Friday, 7 June 2013

Android “Fairphone” looks to give power back to customers



The “Fairphone,” a phone that purports to approach smartphone design in the most ethical way possible from every conceivable angle, opened for preorders last Friday. The phone uses only conflict-free resources wherever possible, it has an open design, and it is marketed in a transparent way to customers.

The way many gadgets are made—smartphones and tablets especially—has been called into question by several investigations into supply chains and sources, in particular those of Apple and its Foxconn factories. According to a New York Times report last year, suppliers put out phones hand-assembled by allegedly underage, often underpaid workers operating in unsafe conditions.

The company making the Fairphone purports to be ultra-transparent about its material sourcing and manufacturing process, getting conflict-free materials wherever possible and highlighting unfair practices with a view toward changing them. The phone will feature a Mediatek 6589 quad-core CPU, 4.3-inch qHD display, 8-megapixel camera, 16GB storage, dual-band SIM (GSM850/900/1800/1900MHZ, WCDMA 900/2100MHz), user-replaceable battery, and microSD card slot. It will run Android 4.2 Jelly Bean with a “special interface developed by Kwame Corporation,” which the company notes is “also open.”

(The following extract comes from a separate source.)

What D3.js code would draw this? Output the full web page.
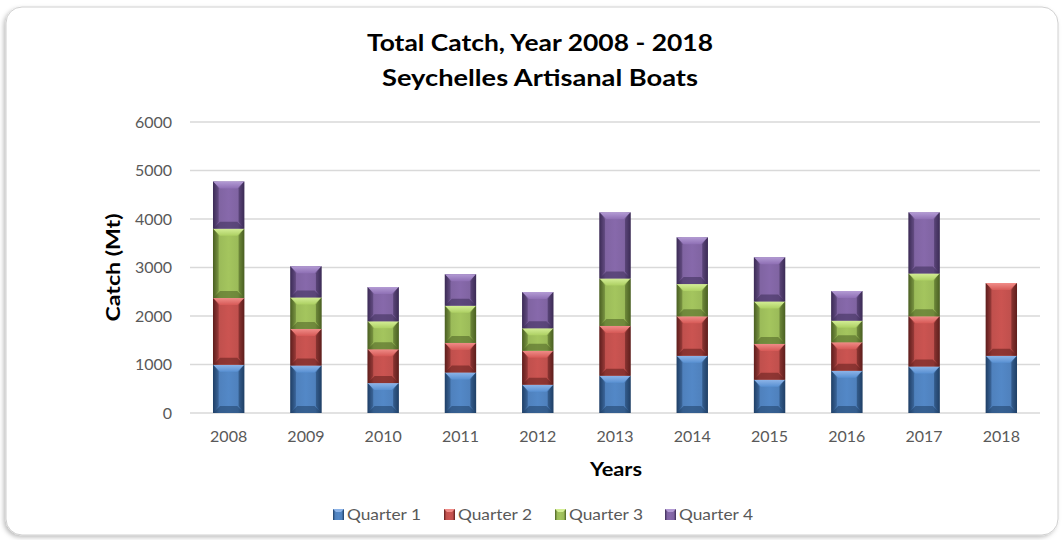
<!DOCTYPE html>
<html><head><meta charset="utf-8">
<script src="https://cdn.jsdelivr.net/npm/d3@7"></script>
<style>
html,body{margin:0;padding:0;background:#fff;}
svg{display:block;font-family:Lato,"Open Sans",sans-serif;}
</style></head>
<body>
<svg id="c" width="1063" height="540"></svg>
<script>
const years = ["2008","2009","2010","2011","2012","2013","2014","2015","2016","2017","2018"];
const seriesNames = ["Quarter 1","Quarter 2","Quarter 3","Quarter 4"];
const q1 = [993, 979, 616, 836, 582, 767, 1178, 685, 870, 959, 1178];
const q2 = [1377, 754, 699, 609, 699, 1028, 815, 740, 589, 1034, 1500];
const q3 = [1431, 651, 575, 767, 466, 979, 665, 876, 445, 884, 0];
const q4 = [973, 643, 706, 651, 746, 1363, 965, 911, 610, 1260, 0];
const yTicks = [0,1000,2000,3000,4000,5000,6000];
const colors = ["#4F81BD","#C0504D","#9BBB59","#8064A2"];
const lights = ["#8DB4E8","#F08C88","#D4EE96","#B39BD4"];
const darks = ["#1F3F66","#5E1E1C","#4A5F22","#3B2B55"];

const svg = d3.select("#c");
const defs = svg.append("defs");

// frame with shadow
const sh = defs.append("filter").attr("id","sh").attr("x","-5%").attr("y","-5%").attr("width","110%").attr("height","110%");
sh.append("feDropShadow").attr("dx",-2).attr("dy",2).attr("stdDeviation",2).attr("flood-color","#000").attr("flood-opacity",0.25);
svg.append("rect").attr("x",6).attr("y",7).attr("width",1052).attr("height",528).attr("rx",16)
  .attr("fill","#fff").attr("stroke","#d0d0d0").attr("stroke-width",1).attr("filter","url(#sh)");

const margin = {left:190, right:23, top:122, bottom:127};
const W = 1063, H = 540;
const x = d3.scaleBand().domain(years).range([margin.left, W - margin.right]).paddingInner(0.595).paddingOuter(0.2975);
const y = d3.scaleLinear().domain([0,6000]).range([H - margin.bottom, margin.top]);

// gridlines
svg.append("g").selectAll("line").data(yTicks).join("line")
  .attr("x1",margin.left).attr("x2",W - margin.right)
  .attr("y1",d=>y(d)).attr("y2",d=>y(d))
  .attr("stroke","#d9d9d9").attr("stroke-width",1.3);

// y axis labels
const yAxis = d3.axisLeft(y).tickValues(yTicks).tickSize(0).tickPadding(18).tickFormat(d3.format("d"));
const ya = svg.append("g").attr("transform",`translate(${margin.left},0)`).call(yAxis);
ya.select(".domain").remove();
ya.selectAll("text").attr("font-size",16).attr("fill","#595959").attr("font-family","Lato,sans-serif");

// x axis labels
const xAxis = d3.axisBottom(x).tickSize(0).tickPadding(18);
const xa = svg.append("g").attr("transform",`translate(0,${y(0)})`).call(xAxis);
xa.select(".domain").remove();
xa.selectAll("text").attr("font-size",16).attr("fill","#595959").attr("font-family","Lato,sans-serif");

// gradients
colors.forEach((c,i)=>{
  const g = defs.append("linearGradient").attr("id","hg"+i).attr("x1","0").attr("x2","1").attr("y1","0").attr("y2","0");
  g.append("stop").attr("offset","0").attr("stop-color",darks[i]);
  g.append("stop").attr("offset","0.2").attr("stop-color",c);
  g.append("stop").attr("offset","0.5").attr("stop-color",d3.color(c).brighter(0.15));
  g.append("stop").attr("offset","0.8").attr("stop-color",c);
  g.append("stop").attr("offset","1").attr("stop-color",darks[i]);
  const t = defs.append("linearGradient").attr("id","tg"+i).attr("x1","0").attr("x2","0").attr("y1","0").attr("y2","1");
  t.append("stop").attr("offset","0").attr("stop-color",lights[i]);
  t.append("stop").attr("offset","1").attr("stop-color",d3.color(c).brighter(0.3));
});

const data = years.map((yr,i)=>({year:yr, "Quarter 1":q1[i], "Quarter 2":q2[i], "Quarter 3":q3[i], "Quarter 4":q4[i]}));
const stacked = d3.stack().keys(seriesNames)(data);

const bw = x.bandwidth();
const bev = 7;
stacked.forEach((s,si)=>{
  const g = svg.append("g");
  s.forEach((d,di)=>{
    const v = d[1]-d[0];
    if (v <= 0) return;
    const x0 = x(years[di]), y0 = y(d[1]), h = y(d[0]) - y(d[1]);
    const b = Math.min(bev, h/3);
    g.append("rect").attr("x",x0).attr("y",y0).attr("width",bw).attr("height",h).attr("fill",`url(#hg${si})`);
    g.append("path").attr("d",`M${x0},${y0+h}L${x0+bw},${y0+h}L${x0+bw-b},${y0+h-b}L${x0+b},${y0+h-b}Z`)
      .attr("fill",darks[si]).attr("opacity",0.55);
    g.append("path").attr("d",`M${x0},${y0}L${x0+bw},${y0}L${x0+bw-b},${y0+b}L${x0+b},${y0+b}Z`)
      .attr("fill",`url(#tg${si})`);
    g.append("path").attr("d",`M${x0},${y0}L${x0+b*0.8},${y0+b}L${x0+b*0.8},${y0+h-b}L${x0},${y0+h}Z`).attr("fill",darks[si]).attr("opacity",0.35);
    g.append("path").attr("d",`M${x0+bw},${y0}L${x0+bw-b*0.8},${y0+b}L${x0+bw-b*0.8},${y0+h-b}L${x0+bw},${y0+h}Z`).attr("fill",darks[si]).attr("opacity",0.5);
  });
});

// titles
svg.append("text").attr("x",540).attr("y",51).attr("text-anchor","middle").attr("font-size",23).attr("font-weight","bold").attr("fill","#000")
  .attr("textLength",346).attr("lengthAdjust","spacingAndGlyphs").text("Total Catch, Year 2008 - 2018");
svg.append("text").attr("x",540).attr("y",86).attr("text-anchor","middle").attr("font-size",23).attr("font-weight","bold").attr("fill","#000")
  .attr("textLength",316).attr("lengthAdjust","spacingAndGlyphs").text("Seychelles Artisanal Boats");
svg.append("text").attr("transform",`translate(120,${y(3000)}) rotate(-90)`).attr("text-anchor","middle").attr("font-size",19).attr("font-weight","bold")
  .attr("textLength",108).attr("lengthAdjust","spacingAndGlyphs").text("Catch (Mt)");
svg.append("text").attr("x",616).attr("y",476).attr("text-anchor","middle").attr("font-size",18).attr("font-weight","bold")
  .attr("textLength",52).attr("lengthAdjust","spacingAndGlyphs").text("Years");

// legend
const legX = [333, 444, 555, 665];
const lg = svg.append("g");
seriesNames.forEach((n,i)=>{
  lg.append("rect").attr("x",legX[i]).attr("y",509).attr("width",11).attr("height",11).attr("fill",`url(#hg${i})`);
  lg.append("path").attr("d",`M${legX[i]},509L${legX[i]+11},509L${legX[i]+8},512L${legX[i]+3},512Z`).attr("fill",lights[i]);
  lg.append("text").attr("x",legX[i]+14).attr("y",520).attr("font-size",16).attr("fill","#595959")
    .attr("textLength",74).attr("lengthAdjust","spacingAndGlyphs").text(n);
});
</script>
</body></html>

While we are a bit skeptical that a small company looking to assemble and ship 5,000 phones will be able to have much impact on the gargantuan gadget supply chains in place, the desire to give users as much control over hardware and software as possible is something to be welcomed. The phone will initially be available only in Europe, priced at a flat €325 ($418). Production will begin once 5,000 preorders are in place, with shipments to begin in the fall.